SONUÇ:Yukarıda açıklanan nedenlerle davalı S.S. T. Koop. vekilinin temyiz itirazlarının kabulü ile hükmün BOZULMASINA, peşin alınan harcın istek halinde temyiz eden davalı S.S. T. Koop.’e geri verilmesine 16.1.2014 gününde Üye E.S.B.’ın karşı oyu ve oyçokluğuyla karar verildi.

KARŞI OY

Dava, ana taşınmazın maliki oldukları iddiasıyla S.S. T. Kooperatifi ve Garanti K. İnş.San.Tic.A.Ş aleyhinde açılmış olup adı geçen davalıların ana taşınmazın maliki oldukları konusunda bir uyuşmazlık bulunmadığı gibi bu husus mahkemenin de kabulündedir.

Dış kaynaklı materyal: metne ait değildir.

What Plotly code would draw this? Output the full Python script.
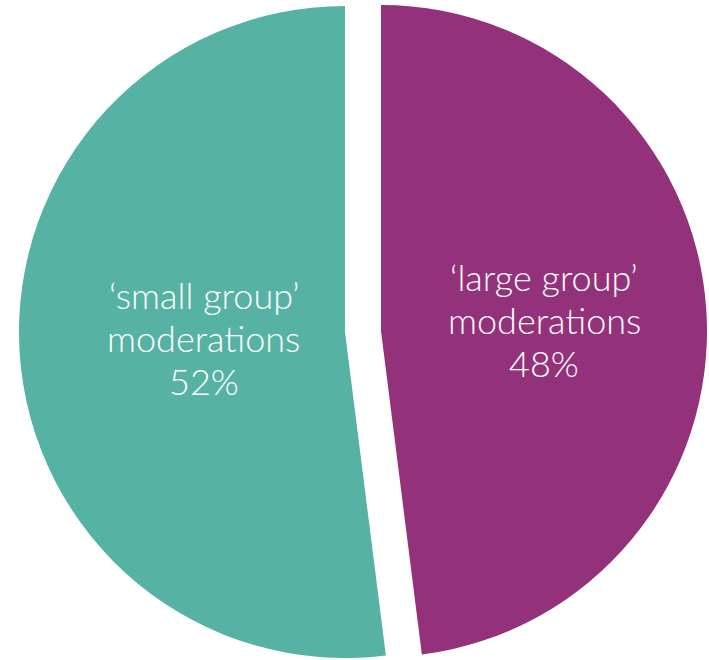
import plotly.graph_objects as go

# Share of moderations by group size
labels = ["‘large group’<br>moderations", "‘small group’<br>moderations"]
values = [48, 52]
colors = ["#93327A", "#56B3A3"]

W, H = 709, 660
R = 326  # pie radius in px

# each slice is drawn by its own pie trace so the two halves sit apart
centres_px = [(381, 331), (345, 332)]
text_centres_px = [(544, 277), (203.5, 295)]
line_gap = 43

fig = go.Figure()
for i, (cx, cy) in enumerate(centres_px):
    xc = cx / W
    yc = 1 - cy / H
    hw = R / W
    hh = R / H
    slice_colors = [c if j == i else "rgba(0,0,0,0)" for j, c in enumerate(colors)]
    fig.add_trace(go.Pie(
        labels=labels,
        values=values,
        sort=False,
        direction="clockwise",
        rotation=0,
        marker=dict(colors=slice_colors, line=dict(width=0)),
        textinfo="none",
        hoverinfo="skip",
        showlegend=False,
        domain=dict(x=[max(0, xc - hw), min(1, xc + hw)],
                    y=[max(0, yc - hh), min(1, yc + hh)]),
    ))

annotations = []
total = sum(values)
for (tx, ty), lab, val in zip(text_centres_px, labels, values):
    lines = lab.split("<br>") + [f"{round(100 * val / total)}%"]
    for k, line in enumerate(lines):
        annotations.append(dict(
            x=tx / W, y=1 - (ty + k * line_gap) / H,
            xref="paper", yref="paper",
            text=line, showarrow=False,
            xanchor="center", yanchor="middle",
            font=dict(family="Lato", size=36, color="white", weight=300),
        ))

fig.update_layout(
    width=W, height=H,
    margin=dict(l=0, r=0, t=0, b=0),
    paper_bgcolor="white",
    plot_bgcolor="white",
    annotations=annotations,
)

fig.write_html("out.html")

K. Yönetim ve Servis A.Ş. ise dava dilekçesinde hasım olarak gösterilmeyen, mahkemece re’sen verilen mehil üzerine davacı tarafından davaya dahil (teşmil) edilen ana taşınmazın yöneticisidir (634 sayılı KMK 38).
634 sayılı Kat Mülkiyeti Kanununun 20/d maddesinde kat maliklerinin ana gayrimenkulün bütün ortak yerlerinin bakım, koruma ve onarım giderlerinden sorumlu oldukları,
Yasanının 27. maddesinde ana gayrimenkulün kat maliklerince yönetileceği,
Yasanın 34. maddesinde kat maliklerinin ana gayrimenkülün yönetimini kendi aralarında veya dışarıdan seçecekleri bir kimseye verebilecekleri,
Yasanın 38. maddesinde de yöneticinin kat maliklerine karşı aynen bir vekil gibi sorumlu olduğu düzenlenmiştir.

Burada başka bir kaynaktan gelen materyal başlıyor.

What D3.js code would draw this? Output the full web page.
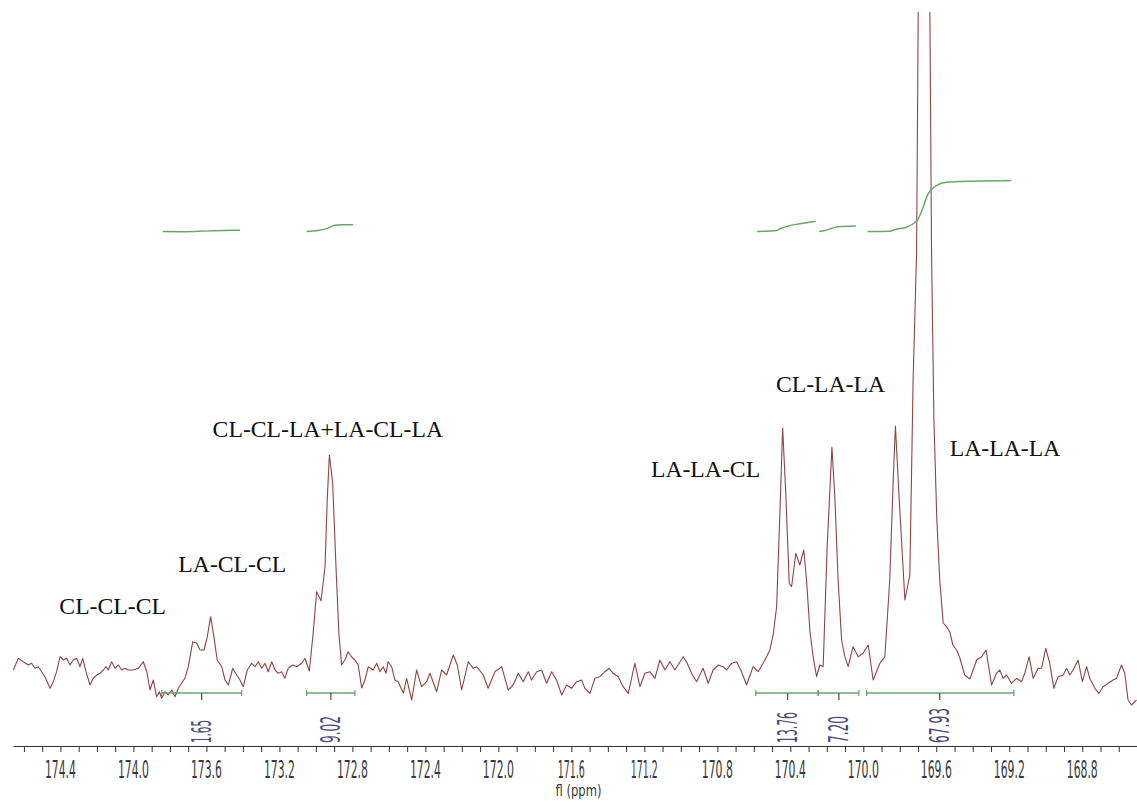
<!DOCTYPE html>
<html>
<head>
<meta charset="utf-8">
<script src="https://cdn.jsdelivr.net/npm/d3@7"></script>
<style>
  body { margin: 0; background: #fff; }
  svg { display: block; }
</style>
</head>
<body>
<svg width="1137" height="802"></svg>
<script>
// 13C NMR carbonyl region (ppm / relative intensity)
const ppm = [174.658,174.631,174.604,174.576,174.558,174.539,174.521,174.503,174.485,174.457,174.439,174.421,174.402,174.384,174.366,174.348,174.330,174.311,174.293,174.278,174.260,174.238,174.220,174.201,174.183,174.165,174.150,174.138,174.119,174.101,174.083,174.064,174.046,174.028,174.001,173.973,173.946,173.927,173.909,173.891,173.873,173.858,173.845,173.827,173.809,173.790,173.772,173.754,173.736,173.718,173.699,173.675,173.653,173.635,173.613,173.595,173.577,173.559,173.541,173.516,173.498,173.480,173.456,173.434,173.416,173.398,173.376,173.352,173.334,173.316,173.297,173.279,173.261,173.242,173.224,173.206,173.188,173.170,173.152,173.127,173.105,173.078,173.060,173.036,173.015,172.996,172.972,172.950,172.938,172.926,172.908,172.890,172.874,172.859,172.841,172.823,172.804,172.786,172.768,172.749,172.731,172.713,172.686,172.667,172.649,172.631,172.616,172.604,172.585,172.567,172.549,172.521,172.503,172.475,172.448,172.421,172.393,172.375,172.338,172.311,172.284,172.247,172.225,172.201,172.165,172.138,172.119,172.083,172.056,172.019,171.982,171.946,171.919,171.891,171.864,171.836,171.818,171.790,171.763,171.736,171.708,171.681,171.653,171.626,171.599,171.571,171.544,171.526,171.498,171.471,171.444,171.416,171.393,171.371,171.343,171.316,171.288,171.252,171.224,171.197,171.170,171.142,171.115,171.087,171.060,171.033,171.015,170.987,170.965,170.941,170.914,170.878,170.850,170.823,170.795,170.768,170.749,170.722,170.694,170.667,170.640,170.604,170.576,170.539,170.512,170.494,170.475,170.457,170.442,170.424,170.406,170.393,170.370,170.348,170.326,170.311,170.293,170.275,170.256,170.238,170.220,170.198,170.172,170.156,170.138,170.119,170.101,170.083,170.056,170.028,170.001,169.973,169.946,169.909,169.882,169.855,169.836,169.824,169.804,169.772,169.745,169.727,169.708,169.699,169.685,169.668,169.652,169.635,169.626,169.613,169.597,169.581,169.562,169.544,169.526,169.509,169.489,169.471,169.444,169.416,169.379,169.352,169.327,169.297,169.270,169.252,169.234,169.215,169.188,169.160,169.133,169.115,169.091,169.069,169.042,169.023,169.000,168.978,168.956,168.932,168.905,168.886,168.868,168.850,168.823,168.799,168.776,168.759,168.731,168.708,168.686,168.658,168.631,168.612,168.585,168.567,168.549,168.530,168.503];
const intensity = [-2.5,3.35,1.65,0,0.85,-1.65,-0.85,-3.35,-5.85,-11.65,-8.35,-3.35,4.15,2.5,3.35,0,2.5,3.35,-0.85,3.35,-3.35,-10,-6.65,-5,-4.15,-2.5,-0.85,-2.5,1.65,-1.65,0,-2.5,-1.65,-2.5,-2.5,-1.65,1.65,-3.35,-12.5,-7.5,-15.85,-13.35,-16.65,-13.35,-15,-12.5,-15.85,-11.65,-9.15,-6.65,-0.85,11.65,10.85,7.5,7.5,14.15,24.15,14.15,2.5,-0.85,-7.5,-10,-1.65,-5,-7.5,-10.85,-2.5,0.85,-0.85,1.65,-1.65,0.85,-3.35,1.65,-2.5,-4.15,-3.35,-6.65,-1.65,0,-0.85,0.85,3.35,-3,15.85,36.65,32.15,49.15,82.5,105,90.85,49.15,15.85,0,2.5,6.65,4,2.5,0,-11.5,-7.5,-0.85,-2.5,0.85,-3.35,-0.85,-4.15,1.65,-0.85,-7.5,-8.35,-14.15,-6.65,-17.5,-2.5,-10.85,-8.35,-4.15,-13.35,-2.5,-5,5,0,-12.5,1.65,-1.65,-0.85,-5,-11.65,-3.35,-0.85,-12.5,-10,-4.15,-8.35,-3.35,-7.5,-3.35,-2.5,-9.15,-3.35,-7.5,-15,-10,-11.65,-8.35,-7.5,-11.65,-14.15,-6.65,-5.85,-3.35,-1.65,-4.15,-5.85,-10.85,-14.15,0.85,-10.85,-4.15,-3.35,-6.65,2.5,-2.5,1.65,-2.5,0,4.15,0.85,-4.15,-8.35,-1.65,-9.15,-2.5,0,-0.85,-2.5,0.85,1.65,-3.35,-10,-0.85,-3.35,2.5,7.5,15,29.15,75.85,118.5,84.15,40.85,39.15,55.85,50,57.5,42.5,17.5,4.15,-5.85,0,-0.85,59.15,108.85,84.15,42.5,12.5,4.15,-0.85,9.15,4.15,5.85,10,-7.5,0.85,4.15,42.5,92.5,119.5,84.15,32.5,45,142.5,206,326,532.5,732.5,532.5,326,206,122.5,72.5,42.5,21,19.15,16.5,10,7.5,3.5,-5,-7,2.5,4.15,7.5,-10,-4.15,-2.5,-6.65,-5,-9.15,-6.65,-8.35,-4.15,4.15,-6.65,-1.65,-1.65,8.35,0.85,-11.65,-5.85,-5,-1.65,-5,-2.5,2.5,-8.35,-0.85,-6.65,-11.65,-14.15,-10.85,-9.15,-7.5,-6.65,0,-4.15,-17.5,-20,-17.5];

// peak assignments: text, left edge (ppm), baseline (intensity)
const peakNames = ["CL-CL-CL", "LA-CL-CL", "CL-CL-LA+LA-CL-LA", "LA-LA-CL", "CL-LA-LA", "LA-LA-LA"];
const peakNamePpm = [174.406, 173.754, 173.566, 171.164, 170.479, 169.526];
const peakNameLevel = [25.5, 46.6, 114.2, 93.9, 136.4, 104.7];

// integration ranges
const intFrom = [173.845, 173.051, 170.589, 170.247, 169.982];
const intTo = [173.407, 172.786, 170.247, 170.024, 169.175];
const intMid = [173.626, 172.918, 170.415, 170.134, 169.581];
const intValues = ["1.65", "9.02", "13.76", "7.20", "67.93"];

// integral curves [ppm, running integral]
const integralCurves = [
  [[173.840, 0], [173.718, -0.2], [173.608, 0.5], [173.498, 1.3], [173.416, 1.65]],
  [[173.051, 0], [172.989, 1.2], [172.934, 4.5], [172.896, 8.2], [172.858, 8.9], [172.795, 9.02]],
  [[170.582, 0], [170.475, 1.3], [170.457, 3.6], [170.421, 6.7], [170.348, 10.3], [170.260, 13.76]],
  [[170.242, 0], [170.211, 1.3], [170.174, 4.0], [170.138, 6.3], [170.041, 7.2]],
  [[169.977, 0], [169.855, 0.4], [169.818, 3.1], [169.763, 5.7], [169.727, 10.3], [169.699, 16.9],
   [169.672, 32.4], [169.645, 50.2], [169.599, 61.3], [169.544, 65.7], [169.398, 67.1], [169.188, 67.93]]
];

const tickLabels = ["174.4", "174.0", "173.6", "173.2", "172.8", "172.4", "172.0", "171.6",
                    "171.2", "170.8", "170.4", "170.0", "169.6", "169.2", "168.8"];

const svg = d3.select("svg");

const x = d3.scaleLinear().domain([174.66, 168.50]).range([13, 1137]);
const y = d3.scaleLinear().domain([0, 100]).range([665, 465]);
const yInt = d3.scaleLinear().domain([0, 68]).range([231.5, 180.5]);

// rough width of the narrow digits font
function labelWidth(s) {
  let w = 0;
  for (const c of s) w += c === "1" ? 4 : c === "." ? 3 : 8;
  return w;
}

svg.append("defs").append("clipPath").attr("id", "plot")
  .append("rect").attr("x", 0).attr("y", 12).attr("width", 1137).attr("height", 740);

// spectrum
const spectrum = ppm.map((p, i) => [p, intensity[i]]);
svg.append("path")
    .datum(spectrum)
    .attr("clip-path", "url(#plot)")
    .attr("fill", "none")
    .attr("stroke", "#8e4545")
    .attr("stroke-width", 1.1)
    .attr("stroke-linejoin", "round")
    .attr("d", d3.line().x(d => x(d[0])).y(d => y(d[1])));

// integral curves
svg.append("g")
  .selectAll("path")
  .data(integralCurves)
  .join("path")
    .attr("fill", "none")
    .attr("stroke", "#67a867")
    .attr("stroke-width", 1.5)
    .attr("d", d3.line().x(d => x(d[0])).y(d => yInt(d[1])).curve(d3.curveMonotoneX));

// integration brackets
const br = svg.append("g").attr("stroke", "#67a867").attr("stroke-width", 1.3);
intFrom.forEach((f, i) => {
  br.append("line").attr("x1", x(f)).attr("x2", x(intTo[i])).attr("y1", 693).attr("y2", 693);
  br.append("line").attr("x1", x(f)).attr("x2", x(f)).attr("y1", 690).attr("y2", 696);
  br.append("line").attr("x1", x(intTo[i])).attr("x2", x(intTo[i])).attr("y1", 690).attr("y2", 696);
  br.append("line").attr("x1", x(intMid[i])).attr("x2", x(intMid[i])).attr("y1", 693).attr("y2", 700)
    .attr("stroke", "#556");
});

// integral values, rotated
svg.append("g")
  .selectAll("text")
  .data(intValues)
  .join("text")
    .attr("transform", (d, i) => `translate(${x(intMid[i]) + 9},743) rotate(-90)`)
    .attr("font-family", "DejaVu Sans Condensed, DejaVu Sans, sans-serif")
    .attr("font-size", 26)
    .attr("fill", "#4a4a80")
    .attr("textLength", d => labelWidth(d))
    .attr("lengthAdjust", "spacingAndGlyphs")
    .text(d => d);

// peak names
svg.append("g")
  .selectAll("text")
  .data(peakNames)
  .join("text")
    .attr("x", (d, i) => x(peakNamePpm[i]))
    .attr("y", (d, i) => y(peakNameLevel[i]))
    .attr("font-family", "Liberation Serif, Times New Roman, serif")
    .attr("font-size", 23.7)
    .attr("fill", "#111")
    .text(d => d);

// axis
const axis = d3.axisBottom(x)
  .tickValues(d3.range(1685, 1747).map(d => d / 10))
  .tickSize(6)
  .tickSizeOuter(0)
  .tickFormat("");
const gAxis = svg.append("g").attr("transform", "translate(0,746)").call(axis);
gAxis.select(".domain").attr("stroke", "#333");
gAxis.selectAll(".tick line").attr("stroke", "#333");

svg.append("g")
  .selectAll("text")
  .data(tickLabels)
  .join("text")
    .attr("x", d => x(+d))
    .attr("y", 778)
    .attr("text-anchor", "middle")
    .attr("font-family", "DejaVu Sans Condensed, DejaVu Sans, sans-serif")
    .attr("font-size", 25)
    .attr("fill", "#3a3a3a")
    .attr("textLength", d => labelWidth(d))
    .attr("lengthAdjust", "spacingAndGlyphs")
    .text(d => d);

svg.append("text")
  .attr("x", 578.5)
  .attr("y", 796)
  .attr("text-anchor", "middle")
  .attr("font-family", "DejaVu Sans Condensed, DejaVu Sans, sans-serif")
  .attr("font-size", 15)
  .attr("fill", "#3a3a3a")
  .attr("textLength", 46)
  .attr("lengthAdjust", "spacingAndGlyphs")
  .text("fl (ppm)");
</script>
</body>
</html>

634 sayılı KMK 34 ve 38. maddesi hükümleri göstermektedir ki ana gayrimenkulün yönetimi için atanan yönetici vekil statüsündedir. Gerek iç ilişkide gerek dış ilişkide vekil gibi sorumlu ve vekilin haklarına sahiptir.
Dava, taşınmazın malikleri aleyhinde açılmış olup dahili davalı K. Yönetime ve Servis A.Ş. aleyhinde usulüne uygun açılmış bir dava söz konusu değildir.
Davalılar ile K. Yönetim ve Servis A.Ş. arasındaki ilişki, ihtiyari dava arkadaşlığı olduğundan dahili dava yolu ile husumetin yaygınlaştırılması ve dahili dava olanağı bulunmamaktadır. (Baki Kuru HUMK Cilt 1, sh.785, Ejder Yılmaz HMK Şerhi sh.595)
Nitekim K. Yönetim ve Servis A.Ş. aleyhindeki davanın husumetten reddine ilişkin karar davacı vekilince temyiz edilmiş de değildir.
Açıklanan nedenlerle davalı T. Yapı Kooperatifinin hakkında, usulüne uygun açılmış bir dava bulunmayan ihtiyari dava arkadaşı dahili davalı K. Yönetim ve Servis A.Ş. Aleyhindeki temyiz isteminin reddine, kararın onanmasına karar verilmesi gerekirken dahili davalıyı zorunlu dava arkadaşı gibi değerlendirmek suretiyle yerel mahkeme kararını bozan çoğunluk görüşüne karşıyım.